To the same effect, see Curtis v. Lakin, 8 Cir., 94 F. 251; O'Hanlon v. Ruby Gulch Mining Co., 64 Mont. 318, 209 P. 1062; Pfister v. Cow Gulch Oil Co., 10 Cir., 189 F.2d 311; Taylor v. Salt Creek Consolidated Oil Co., 8 Cir., 285 F. 532.
Although plaintiffs acknowledge that their admitted silence was broken only after publicity had indicated the spectacular success of the Delta claims they contended they were misled into believing Pick would account to them for their alleged share by their trust in him and his words of assurance. Yet their own testimony indicates that they were concerned about the fact that they were not informed of production results at the time they were working in the mine. After receiving an agreed amount for their labor and equipment, they risked nothing further and made no demand upon Pick until this suit was filed. They were working their own claims, the Blue-bird, directly across the river and knew that the Deltas were shipping ore and yet made no claim to it. It is apparent that the plaintiffs did not prosecute with diligence either the duties imposed upon them by the alleged partnership agreement or their claim to benefits under it.

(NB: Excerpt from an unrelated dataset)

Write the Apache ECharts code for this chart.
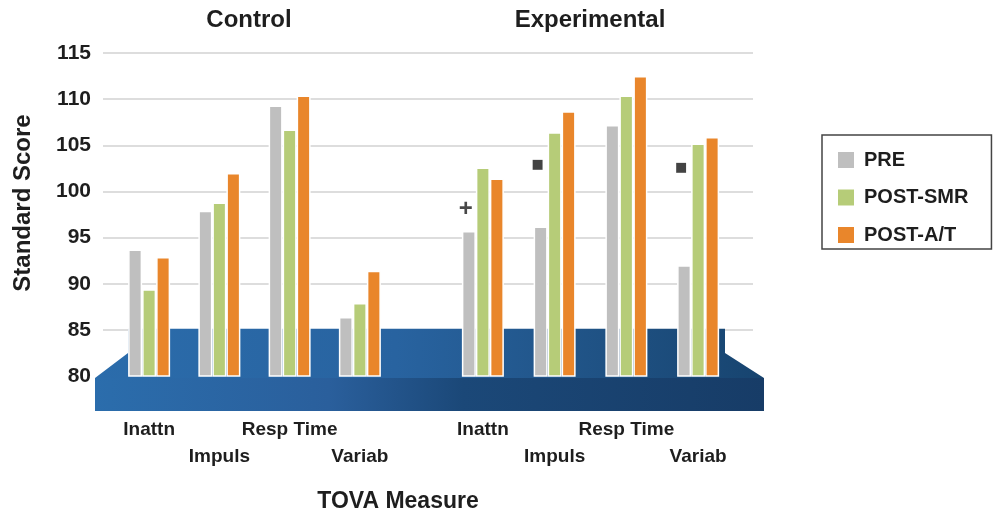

We are of the opinion that the instant case presents a classic situation for the application of the bar of laches and that the trial court properly summarily disposed of plaintiffs' claims. Under such circumstances a person may not withhold his claim awaiting the outcome of a doubtful enterprise, and, after assurance of financial success favorable to the claimant, for the first time assert his interest, especially where he has thus avoided the risks of the enterprise. Pfister v. Cow Gulch Oil Co., supra.